Quanto à decisão em concreto do juiz, de libertar os três arguidos, o advogado do antigo autarca do Funchal disse que é uma decisão que dá razão àquilo que tem dito nas últimas semanas.
"Entendiamos que esta situação assentava numa total ausência de indícios. O juiz de instrução hoje, numa decisão que parece muitíssimo correta, decidiu isto mesmo. Esta decisão é recorrível, portanto o Ministério Público poderá recorrer, é normal que recorra. Eu, se tivesse uma decisão adversa, também recorreria. De qualquer modo, como sempre vos fui dizendo ao longo do tempo, estes indícios eram não indícios. Não eram indícios fortes, não eram coisa nenhuma", lembrou.

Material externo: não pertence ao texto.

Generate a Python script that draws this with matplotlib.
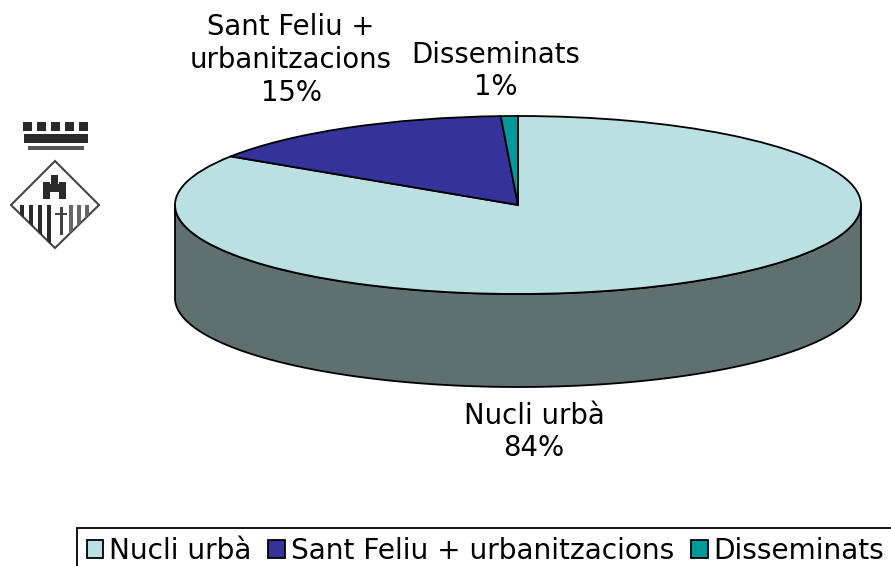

Também à porta do Tribunal em Lisboa, pouco depois de ter sido conhecida a decisão do juiz, Raúl Soares da Veiga, o advogado de Avelino Farinha, o líder do grupo de construção AFA, explicou em concreto a decisão tomada pelo magistrado.

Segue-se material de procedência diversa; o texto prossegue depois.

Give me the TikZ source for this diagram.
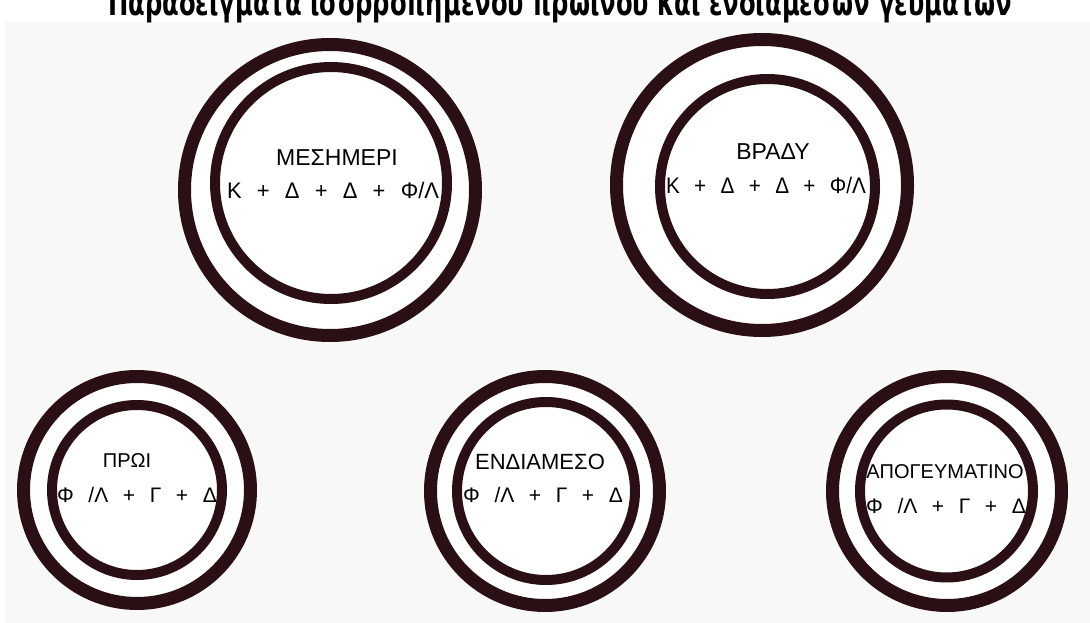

"O juiz chegou à conclusão de que, face ao que lhe foi apresentado, quer a indiciação do Ministério Público, quer toda a alegação muito longa com muitas páginas, face às provas que foram trazidas, dos interrogatórios dos arguidos e o que eles disseram, face ao que o Ministério Público concluiu e achou que havia indícios de crimes, perigos e face ao que as defesas disseram em sentido contrário, chegou-se à conclusão de que não há indícios da prática de nenhum dos crimes imputados. Isto também não é uma decisão final do processo, o processo continua. Acho natural, embora possa desde já dizer que não tem hipóteses de ganhar esse recurso. Com esta decisão, esse recurso tem muitíssimas poucas chances de ter êxito", considera Raúl Soares da Veiga.

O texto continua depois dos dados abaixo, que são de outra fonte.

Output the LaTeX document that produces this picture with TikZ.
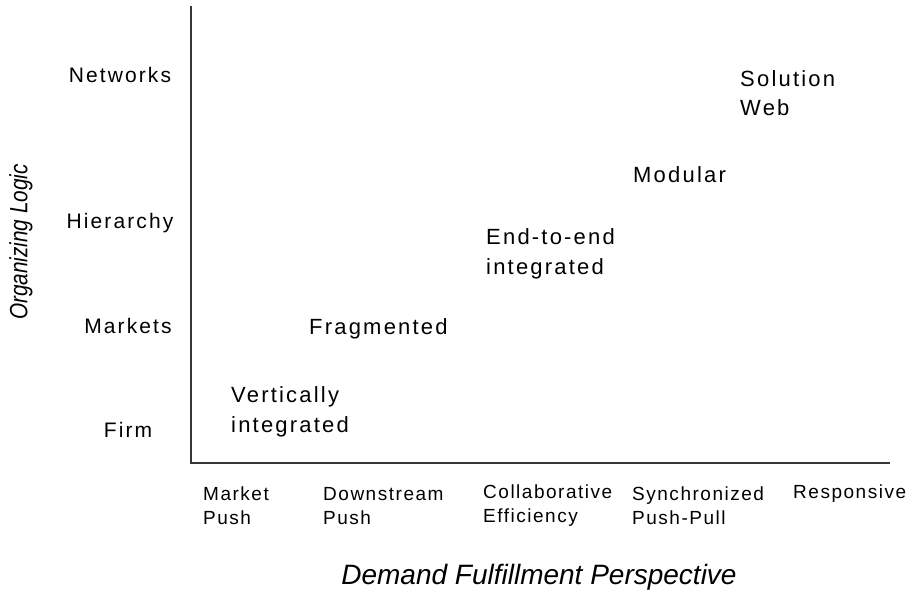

Quanto ao advogado de Custódio Correia, o outro empresário que também esteve detido durante três, André Navarro de Noronha, entende que a justiça funcionou. Questionado pelos jornalistas sobre se esta decisão representa ou não uma derrota do Ministério Público, o advogado prefere destacar essa ideia de como o sistema de justiça funcionou.
"Não lhe vou falar em vitórias nem derrotas, o que lhe digo é que o sistema não tinha funcionado na detenção, não funcionou na promoção, mas funcionou, e bem, na decisão. Depois de 300 inspetores, mais não sei quantas centenas de milhares de euros, o despacho dizer que não há indício da prática de qualquer crime... a justiça funcionou. Questão diferente é a reflexão que o Ministério Público tem de fazer sobre a ação penal", recomendou ao MP André Navarro de Noronha.
O ex-autarca do Funchal Pedro Calado e os dois empresários detidos há três semanas no âmbito da investigação a suspeitas de corrupção na Madeira vão ficar esta quarta-feira em liberdade, sob termo de identidade e residência, determinou o juiz de instrução.
Segundo o despacho do juiz Jorge Bernardes de Melo, do Tribunal Central de Instrução Criminal, em Lisboa, foi aplicada a medida cautelar menos gravosa ao ex-presidente do município Pedro Calado (PSD), bem como aos empresários Avelino Farinha, líder do grupo de construção AFA, e Custódio Correia, principal acionista do grupo ligado à construção civil Socicorreia.
"Não se encontrando indiciada a prática, pelo arguido Custódio Ferreira Correia, pelo arguido José Avelino Aguiar Farinha e/ou pelo arguido Pedro Miguel Amaro de Bettencourt Calado de um qualquer crime, deverão os mesmos aguardar os ulteriores termos do processo sujeitos à medida de coação de termo de identidade e residência", refere o documento.